Our proposed MHAT Project will provide mental health (MH) awareness training in Sioux City Iowa, a geographic area of approximately 82,560 residents and roughly 60 square miles that sits on a tri-state border with South Dakota and Nebraska. While classified as one of the “10 Most Livable Small Cities in the U.S,” not all populations in Sioux City enjoy a good quality of life and wellbeing, particularly those affected by adverse mental health conditions. For example, the most recent survey found that while representing only 2% of Sioux City’s population, 47% of Sioux City’s homeless were Native American. Mental health, domestic violence and substance abuse are the major factors contributing to homelessness. Moreover, local Native Americans have the highest percent of poverty, a whopping 40% and a major contributor to adverse mental health conditions (Community Health Needs Assessment 2019-2021 for the Siouxland Community). Sioux City suicide investigations have almost quadrupled in 2020 as there were 18 suicides reported in 2020, compared to just 5 in 2019 (1.20.21 AP news).
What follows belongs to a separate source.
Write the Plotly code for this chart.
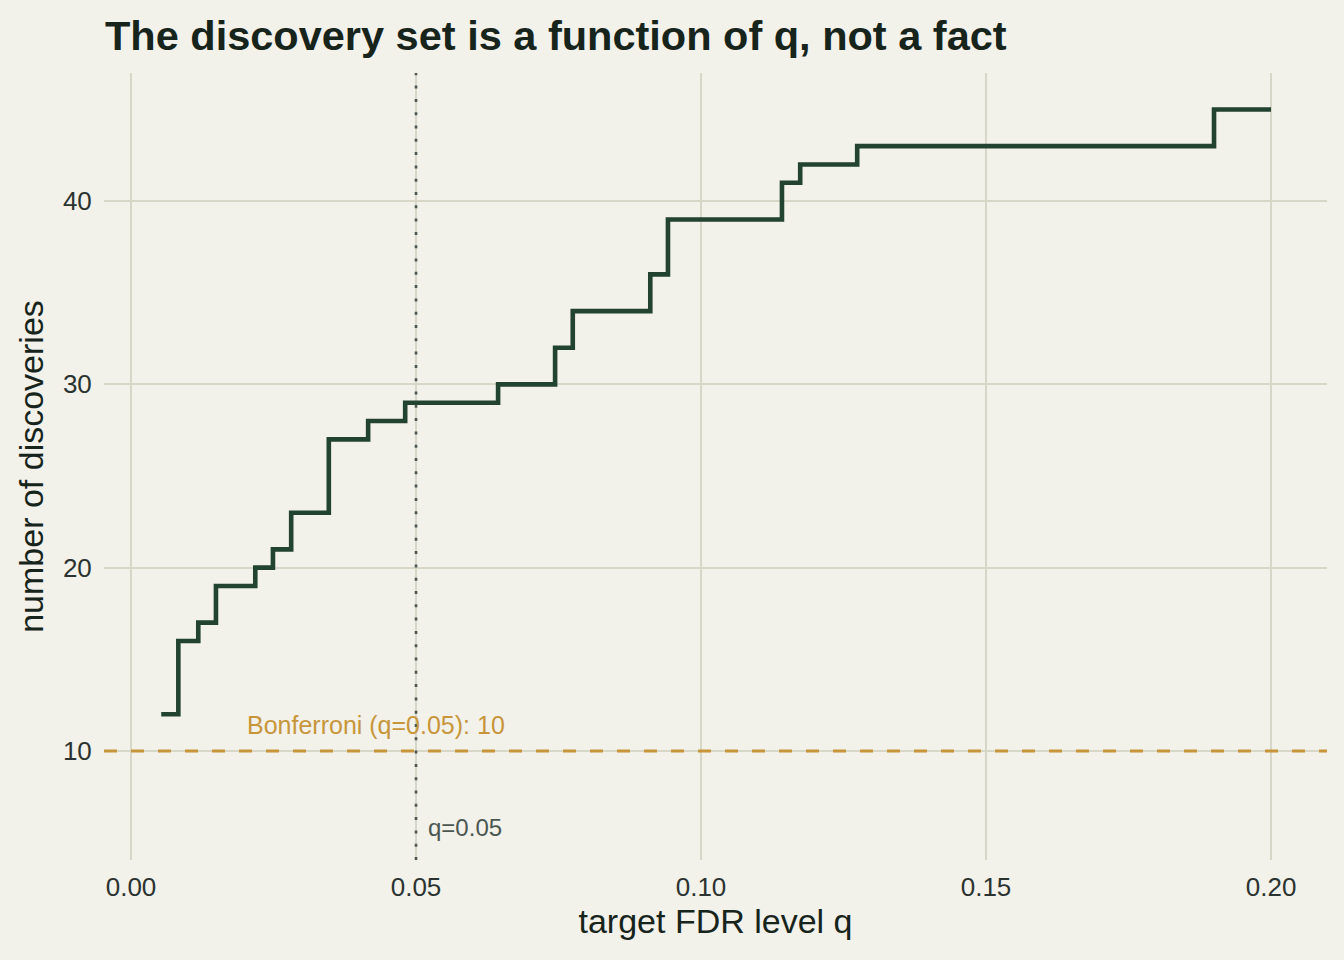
import plotly.graph_objects as go

# Step change points: target FDR level q and number of discoveries
q_vals = [0.0053, 0.0083, 0.0118, 0.0149, 0.0218, 0.0249, 0.0281, 0.0347,
          0.0416, 0.0481, 0.0644, 0.0744, 0.0775, 0.0911, 0.0942, 0.1142,
          0.1174, 0.1274, 0.1900, 0.2000]
n_disc = [12, 16, 17, 19, 20, 21, 23, 27, 28, 29, 30, 32, 34, 36, 39, 41,
          42, 43, 45, 45]

bonferroni = 10
q_ref = 0.05
x_ticks = [0.00, 0.05, 0.10, 0.15, 0.20]
x_tick_labels = ["0.00", "0.05", "0.10", "0.15", "0.20"]
y_ticks = [10, 20, 30, 40]

BG = "#f2f1ea"
GRID = "#d7d7c8"
LINE = "#21432f"
GOLD = "#c8963a"
REF = "#4a5650"
FONT = "Liberation Sans, Arial, sans-serif"

fig = go.Figure()
fig.add_trace(go.Scatter(
    x=q_vals, y=n_disc, mode="lines", line=dict(color=LINE, width=4.6, shape="hv"),
    hoverinfo="skip", showlegend=False))

fig.add_hline(y=bonferroni, line=dict(color=GOLD, width=3, dash="13px,14px"), layer="above")
fig.add_vline(x=q_ref, line=dict(color=REF, width=2.6, dash="3px,10.3px"), layer="above")

fig.add_annotation(x=0.02, y=bonferroni + 1.4, text="Bonferroni (q=0.05): 10",
                   showarrow=False, xanchor="left", yanchor="middle",
                   font=dict(family=FONT, size=25, color=GOLD))
fig.add_annotation(x=q_ref + 0.0018, y=5.85, text="q=0.05",
                   showarrow=False, xanchor="left", yanchor="middle",
                   font=dict(family=FONT, size=24, color=REF))

fig.update_layout(
    width=1344, height=960,
    paper_bgcolor=BG, plot_bgcolor=BG,
    margin=dict(l=104, r=17, t=73, b=100),
    title=dict(text="<b>The discovery set is a function of q, not a fact</b>",
               x=105 / 1344, xanchor="left", y=1 - 35 / 960, yanchor="middle",
               font=dict(family=FONT, size=41.5, color="#17241b")),
    font=dict(family=FONT, color="#2b3330"),
    xaxis=dict(range=[-0.00474, 0.20982], tickvals=x_ticks, ticktext=x_tick_labels,
               showgrid=True, gridcolor=GRID, gridwidth=1.5, zeroline=False,
               showline=False, ticks="outside", ticklen=4, tickcolor="rgba(0,0,0,0)",
               tickfont=dict(size=26, color="#2b3330"),
               title=dict(text="target FDR level q", font=dict(size=34, color="#17241b"),
                          standoff=4)),
    yaxis=dict(range=[4.05, 46.99], tickvals=y_ticks,
               showgrid=True, gridcolor=GRID, gridwidth=1.5, zeroline=False,
               showline=False, ticks="outside", ticklen=6, tickcolor="rgba(0,0,0,0)",
               tickfont=dict(size=26, color="#2b3330"),
               title=dict(text="number of discoveries", font=dict(size=34, color="#17241b"),
                          standoff=8)),
)

fig.write_html("out.html")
Our population of focus is comprised of individuals of all ages exhibiting signs or symptoms of mental illness to include school-aged children, veterans, children with a serious emotional disturbance (SED), adults with a serious mental illness (SMI), individuals with co-occurring disorders, and the general public. To increase behavioral health equity, our project will place a heavy emphasis on inclusion of Native American youth and adults among our population of focus. Over our 5-year MHAT project, we will train 1600 individuals who interact with and encounter these individuals who may be experiencing or exhibiting symptoms of a mental disorder. Our proposed MH First Aiders will include a broad and diverse representation of individuals such as school personnel, emergency first responders, law enforcement, veterans, armed services members and their families, and families, caregivers, and service providers.
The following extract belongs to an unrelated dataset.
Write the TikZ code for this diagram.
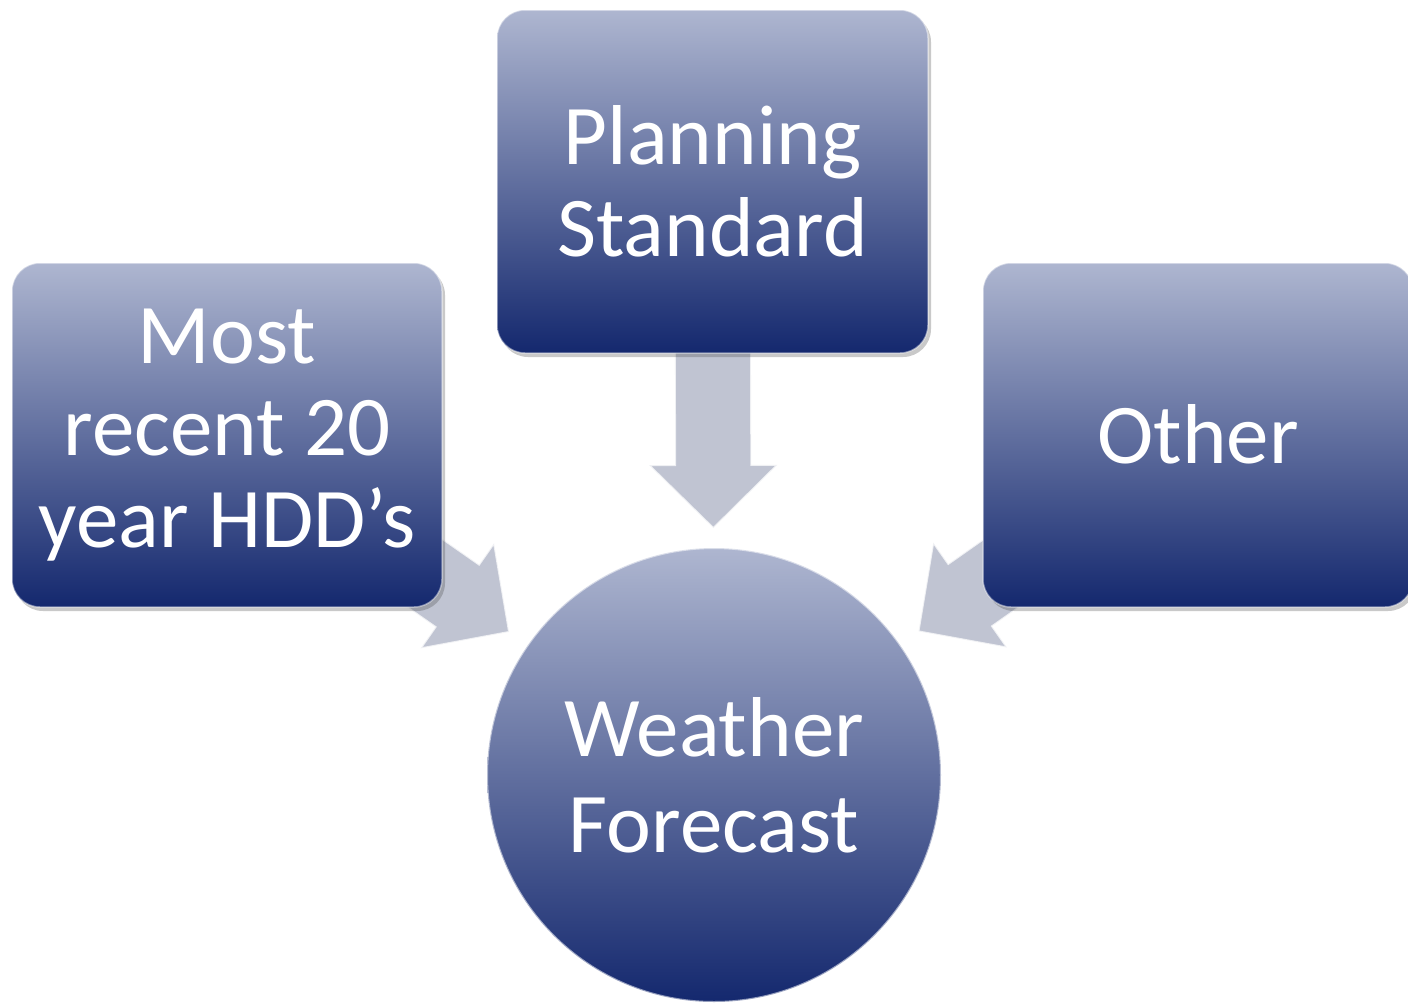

Along with our many partners, our MHAT Project will be implemented by the University of Iowa’s Native Center for Behavioral Health, a research center at the University’s College of Public Health committed to developing programs to support the Native and non-Native behavioral health workforce. We will apply our mental health awareness knowledge and skills, including how to interact in a more culturally responsive manner with Native Americans affected by a mental health disorder. Aligned with recommendations from the Community Health Needs Assessment referenced above, we are proposing to implement Mental Health First Aid (MHFA including the youth version YMHFA). Also, to maximize exposure, we will also implement QPR (Question, Persuade, and Refer), and ASIST (Applied Suicide Intervention Skills Training). This approach will operationalize our project’s primary goal to: Increase MH awareness and safe and appropriate responses among individuals who interact and come into contact with persons who may be experiencing or exhibiting symptoms of a mental disorder.